* _Challenge_: Report how many lines contain the word "this", with no other text.

* _Records to process_:
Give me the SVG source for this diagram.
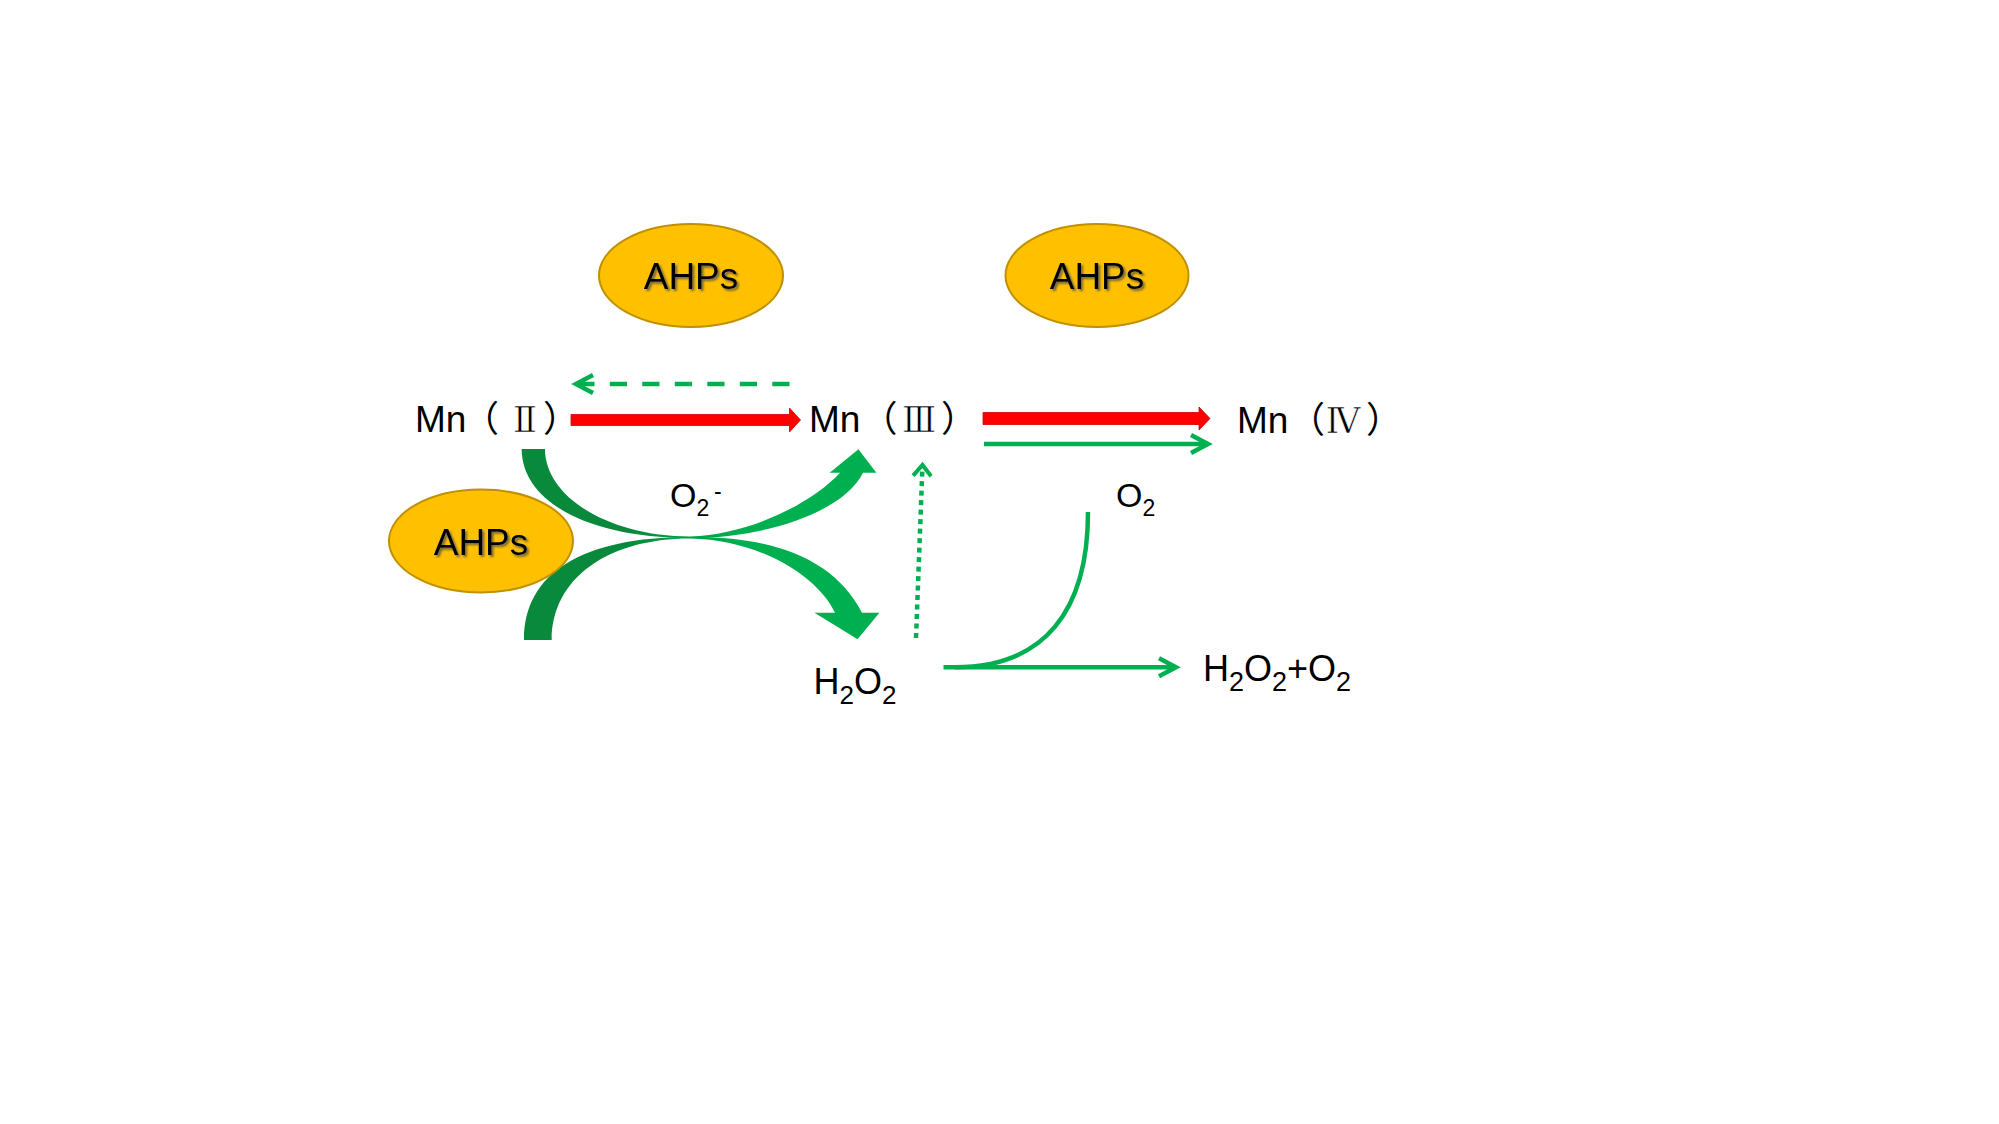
<svg xmlns="http://www.w3.org/2000/svg" width="1999" height="1124" viewBox="0 0 1999 1124">
<style>
.lbl{font-family:"Liberation Sans",Arial,sans-serif;fill:#000}
.cjk{font-family:"Noto Sans CJK SC",sans-serif}
.rn{font-family:"Liberation Serif","DejaVu Serif",serif;stroke:#FFFFFF;stroke-width:0.7}
.ell{fill:#FFC000;stroke:#BF9000;stroke-width:2}
.ahp{font-family:"Liberation Sans",Arial,sans-serif;font-size:37px;fill:#000;text-anchor:middle;filter:url(#sh)}
.g{fill:none;stroke:#00B050;stroke-width:4.5}
.red{fill:#FF0000;stroke:#D00000;stroke-width:0.8}
</style>
<defs>
<filter id="sh" x="-20%" y="-20%" width="140%" height="140%">
<feDropShadow dx="2" dy="2" stdDeviation="1.2" flood-color="#505050" flood-opacity="0.8"/>
</filter>
<linearGradient id="gg" gradientUnits="userSpaceOnUse" x1="630" y1="0" x2="745" y2="0">
<stop offset="0" stop-color="#08893C"/>
<stop offset="1" stop-color="#00B050"/>
</linearGradient>
<marker id="ah" markerUnits="userSpaceOnUse" viewBox="-22 -12 26 24" markerWidth="26" markerHeight="24" refX="0" refY="0" orient="auto" overflow="visible">
<path d="M-17,-9 L0,0 L-17,9" fill="none" stroke="#00B050" stroke-width="4.5"/>
</marker>
<marker id="ahs" markerUnits="userSpaceOnUse" viewBox="-16 -12 20 24" markerWidth="20" markerHeight="24" refX="0" refY="0" orient="auto" overflow="visible">
<path d="M-11,-9 L0,0 L-11,9" fill="none" stroke="#00B050" stroke-width="4"/>
</marker>
</defs>
<rect width="1999" height="1124" fill="#FFFFFF"/>

<g id="connectors">
<path class="red" d="M571,414.5 L789.5,414.5 L789.5,408 L800.5,420 L789.5,432 L789.5,425.5 L571,425.5 Z"/>
<path class="red" d="M983,412.5 L1199,412.5 L1199,407 L1210,418.5 L1199,430 L1199,424.5 L983,424.5 Z"/>
<path class="g" d="M984,444 L1208,444" marker-end="url(#ah)"/>
<path class="g" d="M789.5,384 L576,384" stroke-dasharray="17.2 15.3" marker-end="url(#ah)"/>
<path class="g" d="M916,638 L922.5,465" stroke-width="4" stroke-dasharray="5 4.5" marker-end="url(#ahs)"/>
<path class="g" d="M1088,512 C1088,610 1045,667.3 955,667.3"/>
<path class="g" d="M943.5,667.3 L1176,667.3" marker-end="url(#ah)"/>
<path fill="url(#gg)" d="M521.7,449 L545,449 C545,497.3 609.9,536.5 690,536.5 C755,534 815,500 840,472.7 L829.7,472.7 L858.4,449.3 L876.4,472.7 L863,472.7 C845,510 770,538 690,538 C589,538 521.7,502 521.7,449 Z"/>
<path fill="url(#gg)" d="M524,640 C524,573 582,537 690,537 C775,536 835,560 862,612.7 L879.4,612.7 L857.6,639.3 L814.4,612.7 L835,612.7 C820,580 765,540 690,538.5 C607,538.5 551.7,579 551.7,640 Z"/>
</g>

<g id="ahps1">
<ellipse class="ell" cx="691" cy="275.5" rx="92" ry="51.5"/>
<text class="ahp" x="691" y="289">AHPs</text>
</g>
<g id="ahps2">
<ellipse class="ell" cx="1097" cy="275.5" rx="91.5" ry="51.5"/>
<text class="ahp" x="1097" y="289">AHPs</text>
</g>
<g id="ahps3">
<ellipse class="ell" cx="481" cy="541" rx="92" ry="51.5"/>
<text class="ahp" x="481" y="554.5">AHPs</text>
</g>

<g id="mn2">
<text class="lbl" font-size="37" x="415" y="432">Mn<tspan class="cjk" font-size="36" x="463">（</tspan><tspan class="rn" font-size="36" x="525" text-anchor="middle">Ⅱ</tspan><tspan class="cjk" font-size="36" x="543">）</tspan></text>
</g>
<g id="mn3">
<text class="lbl" font-size="37" x="809" y="432">Mn<tspan class="cjk" font-size="36" x="861.5">（</tspan><tspan class="rn" font-size="36" x="919" text-anchor="middle">Ⅲ</tspan><tspan class="cjk" font-size="36" x="941">）</tspan></text>
</g>
<g id="mn4">
<text class="lbl" font-size="37" x="1237" y="433">Mn<tspan class="cjk" font-size="36" x="1289">（</tspan><tspan class="rn" font-size="35" x="1343" text-anchor="middle">Ⅳ</tspan><tspan class="cjk" font-size="36" x="1366">）</tspan></text>
</g>

<g id="o2minus">
<text class="lbl" font-size="34" x="670" y="507">O<tspan font-size="23" dy="9">2</tspan><tspan font-size="23" x="714" dy="-17">-</tspan></text>
</g>
<g id="o2">
<text class="lbl" font-size="34" x="1116" y="507">O<tspan font-size="23" dy="9">2</tspan></text>
</g>
<g id="h2o2">
<text class="lbl" font-size="36" x="813.5" y="693.5">H<tspan font-size="26" dy="10">2</tspan><tspan dy="-10">O</tspan><tspan font-size="26" dy="10">2</tspan></text>
</g>
<g id="h2o2o2">
<text class="lbl" font-size="36" x="1203" y="681">H<tspan font-size="27" dy="10">2</tspan><tspan dy="-10">O</tspan><tspan font-size="27" dy="10">2</tspan><tspan dy="-10">+O</tspan><tspan font-size="27" dy="10">2</tspan></text>
</g>
</svg>
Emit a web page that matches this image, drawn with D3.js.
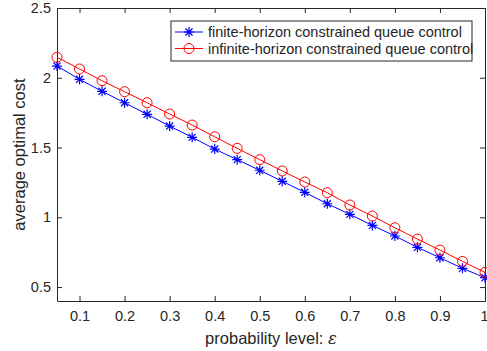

* _Response to the task_: 2